Code Cell UNQ_C1: Function ‘djmodel’ is correct.
Code Cell UNQ_C2: Function ‘music_inference_model’ is correct.
Code Cell UNQ_C3: Unexpected error (ValueError('operands could not be broadcast together with shapes (90,90) (13,90) ')) occurred during function check. We expected function predict_and_sample to return Test 3 failed. Please check that this function is defined properly.
If you see many functions being marked as incorrect, try to trace back your steps & identify if there is an incorrect function that is being used in other steps.
This dependency may be the cause of the errors.
The test typically checks the output of your function, and from the message I believe there was a shape mismatch in one of your outputs. Please do a check to make sure your function outputs the right shape for both results and indices, and feel free to share the shapes here if you would like to. The correct value for Ty could be found in the assignment.
Just a thought …
I come from the Lisp-era AI days (few springs followed by a few winters). I would say our work in those days gave rise to many beautiful software and design tools (emacs, repl, smalltalk, OO, programming environments, IDE, etc.). There was a strong culture of building frameworks - problem and domain specific frameworks. Invariably one would see research papers devoting a lot of ink to describing their domain level abstractions - concepts, operations. The idea being that in building complex (and presumably AI being complex) applications a developer should be free to think in terms of the vocabulary of the problem (the domain) and not the nuts and bolts of the language. And Lisp with its prgram-is-data and data-is-program metaphor enabled creation of such domain specific vocabulary, algebra, etc.

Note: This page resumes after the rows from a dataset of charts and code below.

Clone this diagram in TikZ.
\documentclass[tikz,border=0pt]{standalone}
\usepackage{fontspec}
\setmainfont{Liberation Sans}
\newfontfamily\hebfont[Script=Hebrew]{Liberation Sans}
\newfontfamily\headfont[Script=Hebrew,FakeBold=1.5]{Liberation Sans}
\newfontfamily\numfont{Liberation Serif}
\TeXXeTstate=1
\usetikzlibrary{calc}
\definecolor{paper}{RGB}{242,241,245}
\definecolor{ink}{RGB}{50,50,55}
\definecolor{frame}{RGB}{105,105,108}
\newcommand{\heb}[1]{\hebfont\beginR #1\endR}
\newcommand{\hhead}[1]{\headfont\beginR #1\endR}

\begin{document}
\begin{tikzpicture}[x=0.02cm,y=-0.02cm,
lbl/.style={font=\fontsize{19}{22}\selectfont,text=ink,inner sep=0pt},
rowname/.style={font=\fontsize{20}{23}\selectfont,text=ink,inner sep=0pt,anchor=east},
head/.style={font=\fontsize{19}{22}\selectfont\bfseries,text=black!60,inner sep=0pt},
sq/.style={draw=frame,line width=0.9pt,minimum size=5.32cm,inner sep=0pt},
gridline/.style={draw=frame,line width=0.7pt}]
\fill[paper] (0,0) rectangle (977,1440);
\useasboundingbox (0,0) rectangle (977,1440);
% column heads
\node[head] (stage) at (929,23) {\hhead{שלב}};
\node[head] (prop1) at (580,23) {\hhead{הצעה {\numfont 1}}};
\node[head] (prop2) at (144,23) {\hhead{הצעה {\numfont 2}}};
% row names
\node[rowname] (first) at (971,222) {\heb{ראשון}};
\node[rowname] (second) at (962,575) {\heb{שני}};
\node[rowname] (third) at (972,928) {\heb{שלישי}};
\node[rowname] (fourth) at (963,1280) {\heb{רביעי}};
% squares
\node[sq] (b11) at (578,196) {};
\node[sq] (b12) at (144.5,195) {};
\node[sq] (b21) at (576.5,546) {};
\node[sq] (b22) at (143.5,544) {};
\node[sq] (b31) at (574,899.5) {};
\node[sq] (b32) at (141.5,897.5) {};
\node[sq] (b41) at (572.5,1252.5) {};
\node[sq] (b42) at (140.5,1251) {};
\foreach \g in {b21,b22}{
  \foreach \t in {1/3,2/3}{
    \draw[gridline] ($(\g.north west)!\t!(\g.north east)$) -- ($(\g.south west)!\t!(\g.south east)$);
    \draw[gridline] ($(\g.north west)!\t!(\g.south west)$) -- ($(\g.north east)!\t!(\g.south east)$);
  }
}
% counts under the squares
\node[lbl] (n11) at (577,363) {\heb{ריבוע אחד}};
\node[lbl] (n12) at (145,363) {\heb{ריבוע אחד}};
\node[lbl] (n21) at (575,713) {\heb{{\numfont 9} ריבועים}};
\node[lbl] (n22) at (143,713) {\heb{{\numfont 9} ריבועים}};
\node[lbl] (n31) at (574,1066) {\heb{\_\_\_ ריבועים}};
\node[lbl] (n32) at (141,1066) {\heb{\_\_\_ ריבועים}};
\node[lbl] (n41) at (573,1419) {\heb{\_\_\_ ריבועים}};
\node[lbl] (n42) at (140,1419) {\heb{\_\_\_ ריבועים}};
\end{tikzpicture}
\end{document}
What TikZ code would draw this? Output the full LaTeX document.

It seems that in deep learning, at least with Python we should not have to worry about shapes of arrays. In fact we should not have to worry at all about how the concept of tensor (a multi-dimensional feature vector) is realized in a programming language. We should be able to program/develop at the level of deep-learning vocabulary – something that is defined in lectures and sits a few levels above any programming language realization.
Is that a wrong expectation? Are there frameworks which make it relatively easier for developers to do more of “deep learning and AI” and less of chasing array shapes (axis values, keepdims etc.)
Thanks for sharing it! I did some searches for “Lisp”, “program-is-data”, Lisp code examples to try to understand what it is about - [123 … ].
I think there is nothing wrong about the expectation. For example, Python frees us from memory management that we need to do in C++. It certainly lets us focus more on implementing an algorithm. Most of the time I think it is a good thing (until I need to investigate a memory leak)!
This is how I see it. There is a trade-off. More details we are exposed to, more control we have, and consequently more flexibility. As a very hot and vibrant research field, I think deep learning needs flexibility. But could we have a even more symbolic language side-by-side C++ and Python for efficiently programming known deep learning algorithms? Why not? However, if my friend asks me which language - Python or the more symbolic one? - to learn without any other points of consideration, I am going to answer Python unless the other language has a community as big, and unless the other language gives me sufficient control if not the same amount of control as Python. We need a big community so that at least it can catch up with the latest development. We need sufficient control to do something that we want but unexpected by the creators…
I kept saying “the other language” because I do not know if there exists such a language, so I do not know if there are such frameworks that you asked about in your last question. However, if there is such a language, I think I should know about it too. We know there are products that provides a graphical-based programming interface so that users can build (e.g.) a data pipeline by dragging icons and connecting them. I heard of a company that wants to build, again, graphical interface to let its product users to build and train known machine learning models. I think the intention is clear - users’ input is needed for the product to catch up with the market needs.